● What you should do
Reproduce exactly the lines below, from the first one through the line containing "const timeMax = 37.79;", and omit any pictures.

++++++++++

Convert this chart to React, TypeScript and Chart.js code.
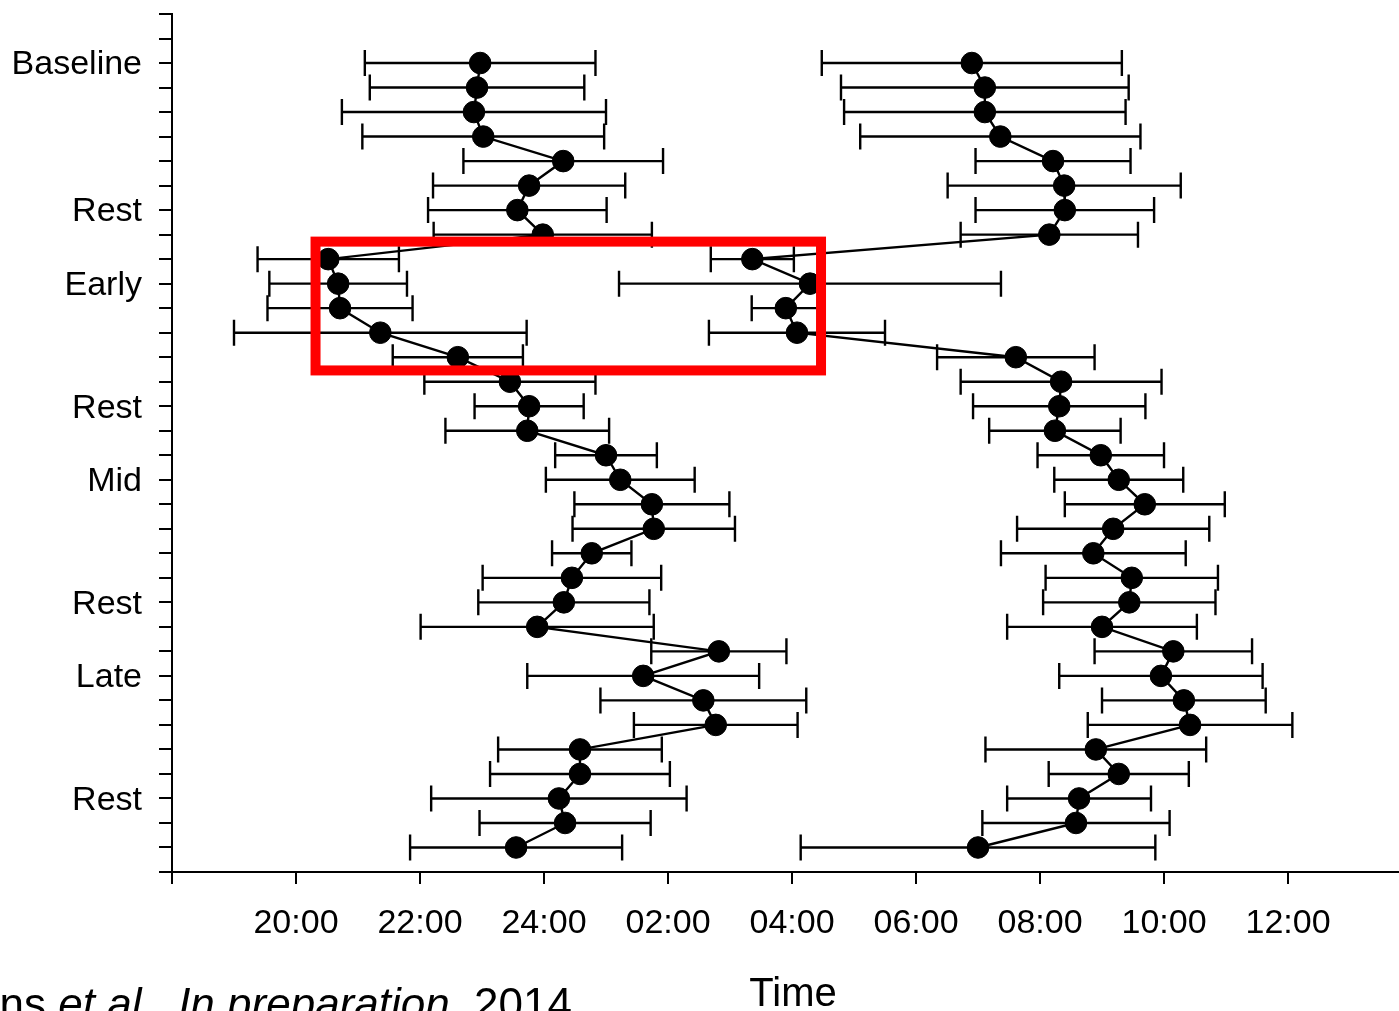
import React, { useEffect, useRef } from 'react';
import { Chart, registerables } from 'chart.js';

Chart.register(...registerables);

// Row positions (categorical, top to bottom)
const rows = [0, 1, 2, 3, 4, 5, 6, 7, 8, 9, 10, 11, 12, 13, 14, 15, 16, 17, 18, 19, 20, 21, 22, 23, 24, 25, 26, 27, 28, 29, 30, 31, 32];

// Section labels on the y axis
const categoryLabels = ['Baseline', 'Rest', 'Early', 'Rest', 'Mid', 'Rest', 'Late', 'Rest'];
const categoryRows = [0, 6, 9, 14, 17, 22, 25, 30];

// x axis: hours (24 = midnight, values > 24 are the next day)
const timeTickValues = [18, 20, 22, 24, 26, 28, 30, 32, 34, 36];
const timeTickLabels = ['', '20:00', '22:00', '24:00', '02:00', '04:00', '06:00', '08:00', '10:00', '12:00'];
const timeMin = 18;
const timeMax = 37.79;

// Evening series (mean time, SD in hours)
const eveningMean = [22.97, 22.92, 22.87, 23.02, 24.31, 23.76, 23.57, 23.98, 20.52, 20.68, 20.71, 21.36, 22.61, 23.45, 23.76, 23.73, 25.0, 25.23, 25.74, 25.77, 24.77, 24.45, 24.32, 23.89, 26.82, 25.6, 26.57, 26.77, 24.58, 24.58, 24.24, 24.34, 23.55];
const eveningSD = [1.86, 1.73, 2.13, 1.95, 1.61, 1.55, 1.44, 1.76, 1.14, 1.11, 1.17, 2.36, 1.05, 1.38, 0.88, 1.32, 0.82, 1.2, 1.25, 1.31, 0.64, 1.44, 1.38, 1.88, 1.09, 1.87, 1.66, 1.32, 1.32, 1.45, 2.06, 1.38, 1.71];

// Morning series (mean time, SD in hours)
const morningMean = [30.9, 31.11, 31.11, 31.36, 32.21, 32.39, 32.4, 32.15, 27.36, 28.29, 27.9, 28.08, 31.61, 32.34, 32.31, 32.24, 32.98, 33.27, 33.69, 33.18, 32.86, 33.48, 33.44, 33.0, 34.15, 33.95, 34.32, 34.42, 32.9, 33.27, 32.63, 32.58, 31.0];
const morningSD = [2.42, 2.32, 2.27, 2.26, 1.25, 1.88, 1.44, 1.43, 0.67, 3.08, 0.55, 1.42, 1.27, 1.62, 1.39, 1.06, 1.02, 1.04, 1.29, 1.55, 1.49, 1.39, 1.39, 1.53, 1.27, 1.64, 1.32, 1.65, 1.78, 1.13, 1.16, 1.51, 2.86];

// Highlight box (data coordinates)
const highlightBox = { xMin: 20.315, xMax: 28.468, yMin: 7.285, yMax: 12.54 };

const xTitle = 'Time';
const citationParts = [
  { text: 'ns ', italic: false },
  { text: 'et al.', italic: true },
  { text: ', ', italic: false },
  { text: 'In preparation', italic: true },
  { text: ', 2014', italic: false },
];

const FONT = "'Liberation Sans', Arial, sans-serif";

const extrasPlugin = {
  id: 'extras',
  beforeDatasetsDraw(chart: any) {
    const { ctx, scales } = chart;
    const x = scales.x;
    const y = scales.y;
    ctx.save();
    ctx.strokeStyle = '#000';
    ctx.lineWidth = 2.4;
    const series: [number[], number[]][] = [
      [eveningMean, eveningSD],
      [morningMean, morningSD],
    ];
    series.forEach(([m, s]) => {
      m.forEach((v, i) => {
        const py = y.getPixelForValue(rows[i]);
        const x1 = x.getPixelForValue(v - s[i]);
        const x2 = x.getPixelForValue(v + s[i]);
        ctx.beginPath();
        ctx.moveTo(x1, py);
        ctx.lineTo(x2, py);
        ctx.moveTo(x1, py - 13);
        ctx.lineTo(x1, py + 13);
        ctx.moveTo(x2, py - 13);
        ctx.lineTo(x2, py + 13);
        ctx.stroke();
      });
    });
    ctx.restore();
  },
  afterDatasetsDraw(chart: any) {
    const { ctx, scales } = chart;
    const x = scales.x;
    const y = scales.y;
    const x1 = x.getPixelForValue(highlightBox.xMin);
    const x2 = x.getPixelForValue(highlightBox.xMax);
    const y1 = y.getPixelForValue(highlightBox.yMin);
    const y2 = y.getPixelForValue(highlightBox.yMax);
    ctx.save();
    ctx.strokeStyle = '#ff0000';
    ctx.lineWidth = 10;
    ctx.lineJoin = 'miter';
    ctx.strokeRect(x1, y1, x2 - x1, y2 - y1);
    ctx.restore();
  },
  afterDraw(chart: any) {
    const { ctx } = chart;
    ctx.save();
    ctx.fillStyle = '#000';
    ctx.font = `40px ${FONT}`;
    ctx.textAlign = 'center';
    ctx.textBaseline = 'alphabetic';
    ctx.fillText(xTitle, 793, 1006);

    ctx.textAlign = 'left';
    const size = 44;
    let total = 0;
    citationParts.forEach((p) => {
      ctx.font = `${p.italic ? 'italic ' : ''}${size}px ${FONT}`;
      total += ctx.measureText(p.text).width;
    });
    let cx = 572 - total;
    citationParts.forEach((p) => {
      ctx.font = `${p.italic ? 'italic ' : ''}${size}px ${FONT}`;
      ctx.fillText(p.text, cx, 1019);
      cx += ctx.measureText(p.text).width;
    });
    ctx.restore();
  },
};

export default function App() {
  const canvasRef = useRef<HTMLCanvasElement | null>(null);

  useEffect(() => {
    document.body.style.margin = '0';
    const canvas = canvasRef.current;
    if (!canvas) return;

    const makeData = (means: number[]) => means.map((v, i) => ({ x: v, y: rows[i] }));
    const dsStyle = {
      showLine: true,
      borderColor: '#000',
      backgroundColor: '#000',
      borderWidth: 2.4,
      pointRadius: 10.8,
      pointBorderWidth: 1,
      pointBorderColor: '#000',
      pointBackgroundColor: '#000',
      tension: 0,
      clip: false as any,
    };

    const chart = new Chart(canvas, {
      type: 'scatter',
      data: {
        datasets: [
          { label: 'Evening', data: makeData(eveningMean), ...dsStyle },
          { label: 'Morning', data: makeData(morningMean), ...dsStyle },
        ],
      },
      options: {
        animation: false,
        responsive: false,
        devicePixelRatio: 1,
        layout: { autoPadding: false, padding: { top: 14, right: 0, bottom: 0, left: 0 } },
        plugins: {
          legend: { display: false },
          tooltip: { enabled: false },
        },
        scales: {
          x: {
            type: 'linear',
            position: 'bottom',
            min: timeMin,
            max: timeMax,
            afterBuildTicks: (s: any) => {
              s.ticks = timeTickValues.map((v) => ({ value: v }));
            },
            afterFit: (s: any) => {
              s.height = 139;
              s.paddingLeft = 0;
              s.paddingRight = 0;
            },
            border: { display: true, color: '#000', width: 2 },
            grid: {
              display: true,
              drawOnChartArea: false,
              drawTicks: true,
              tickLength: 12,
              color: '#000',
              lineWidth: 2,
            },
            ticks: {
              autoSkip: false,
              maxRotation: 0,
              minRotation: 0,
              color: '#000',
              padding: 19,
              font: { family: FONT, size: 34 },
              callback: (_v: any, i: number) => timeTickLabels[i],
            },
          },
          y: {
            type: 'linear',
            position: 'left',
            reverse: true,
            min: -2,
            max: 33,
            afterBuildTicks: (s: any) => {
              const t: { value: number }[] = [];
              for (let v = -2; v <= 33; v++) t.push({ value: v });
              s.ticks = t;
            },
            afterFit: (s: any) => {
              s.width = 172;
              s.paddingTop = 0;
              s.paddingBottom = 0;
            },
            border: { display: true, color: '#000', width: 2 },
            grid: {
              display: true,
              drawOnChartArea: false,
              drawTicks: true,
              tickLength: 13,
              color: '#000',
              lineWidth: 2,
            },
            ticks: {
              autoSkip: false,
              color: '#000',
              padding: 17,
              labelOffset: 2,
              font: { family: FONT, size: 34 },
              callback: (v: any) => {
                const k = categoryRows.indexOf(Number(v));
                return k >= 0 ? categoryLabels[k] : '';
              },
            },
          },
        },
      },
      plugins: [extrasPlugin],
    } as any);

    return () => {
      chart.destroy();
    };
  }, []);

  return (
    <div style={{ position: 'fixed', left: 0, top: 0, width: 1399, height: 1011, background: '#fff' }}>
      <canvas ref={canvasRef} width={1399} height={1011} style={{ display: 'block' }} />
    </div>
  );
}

++++++++++

● Output below
Convert this chart to React, TypeScript and Chart.js code.
import React, { useEffect, useRef } from 'react';
import { Chart, registerables } from 'chart.js';

Chart.register(...registerables);

// Row positions (categorical, top to bottom)
const rows = [0, 1, 2, 3, 4, 5, 6, 7, 8, 9, 10, 11, 12, 13, 14, 15, 16, 17, 18, 19, 20, 21, 22, 23, 24, 25, 26, 27, 28, 29, 30, 31, 32];

// Section labels on the y axis
const categoryLabels = ['Baseline', 'Rest', 'Early', 'Rest', 'Mid', 'Rest', 'Late', 'Rest'];
const categoryRows = [0, 6, 9, 14, 17, 22, 25, 30];

// x axis: hours (24 = midnight, values > 24 are the next day)
const timeTickValues = [18, 20, 22, 24, 26, 28, 30, 32, 34, 36];
const timeTickLabels = ['', '20:00', '22:00', '24:00', '02:00', '04:00', '06:00', '08:00', '10:00', '12:00'];
const timeMin = 18;
const timeMax = 37.79;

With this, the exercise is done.